At the hearing Petitioner argued it didn’t purchase any of MBP’s business assets, but merely assumed the lease under the assignment agreement.
Judge Behuniak found that Petitioner acquired business assets from MBP in a bulk sale transaction. The Judge found that the lease was one of the primary assets of the business since it included not only the premises, but also the pizza ovens, tables, and chairs. As a bulk sale purchaser, the Judge found that Petitioner was liable for MBP’s pre-sale sales tax liabilities limited by the higher of the purchase price or the fair market value of the assets transferred. The Judge found that “the purchase price appear[ed] to be zero.” But since Petitioner did not prove that the fair market value of the assets received was less than the tax liability asserted, the Judge sustained the assessment against Petitioner.
I agree with the Judge that there was a bulk sale. But, with respect, I’m not sure I agree with the Judge that Petitioner did not prove the fair market value of the assets transferred was nil. The purchase price was found by the Judge to have been zero. It appeared to me from the facts found that MBP and Petitioner were unrelated parties acting at “arm’s length.” Given those facts alone the Judge could have determined that the value of assets acquired was what was paid for the assets. But the required standard of proof is “clear and convincing evidence,” and the Judge, who was privy to all of the facts, was clearly not convinced.
Order:
Matter of Volman (ALJ Law, May 2, 2024); Div’s Rep. Aliza Chase, Esq.; Pet’s Rep. Michael Tremonte, Esq.; Articles 28 and 29/Timy (Zoe Peppas).
Per usual, the question of whether the taxpayer filed a timely request for a conciliation conference at BCMS hinges on whether the Division met its burden of demonstrating proper mailing of the notices to Petitioner. Here, notices of estimated determination were dated as sent to Petitioner on April 14, 2022. Petitioner filed a request for BCMS conciliation conference on January 13, 2023. BCMS dismissed the request as untimely.
“To meet its burden, the Division must show proof of a standard mailing procedure and that such procedure was followed in the particular instance in question.” In this matter, the Division offered a CMR that was properly completed, along with two affidavits attempting to show the proper mailing procedure was followed. However, one affidavit “unequivocally reference[d] and relie[d] upon” the other, even though it was dated and signed after the affidavit on which it claimed to rely.

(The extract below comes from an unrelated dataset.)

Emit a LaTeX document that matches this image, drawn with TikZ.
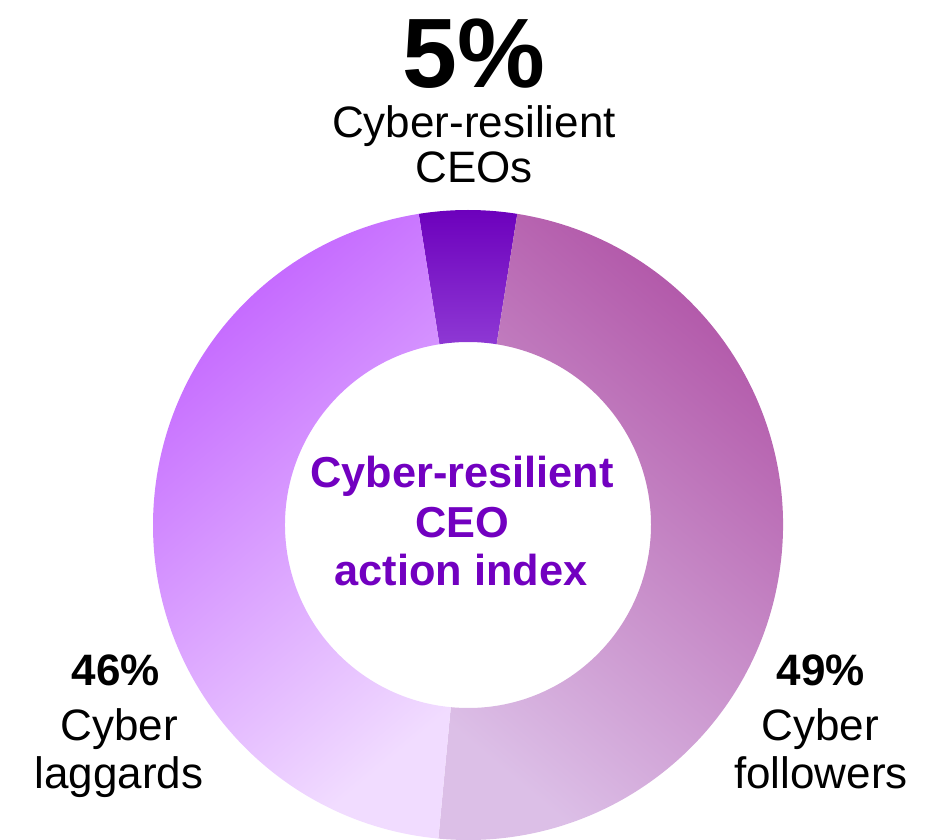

This is like one of those Marvel-movie time-travel paradoxes: if a grandson affidavit goes back in time and kills its grandfather affidavit, how could the grandson affidavit ever be born to go back in time to kill the grandfather affidavit? “Given the discrepancy in dates,” the Judge found (without any reference to time-travel paradoxes) the affidavits could be accorded no weight. Since the Division failed to offer sufficient proof establishing the statutory notices were mailed to Petitioner on April 14, 2022, the Division’s motion for summary determination was denied and a hearing was to be scheduled.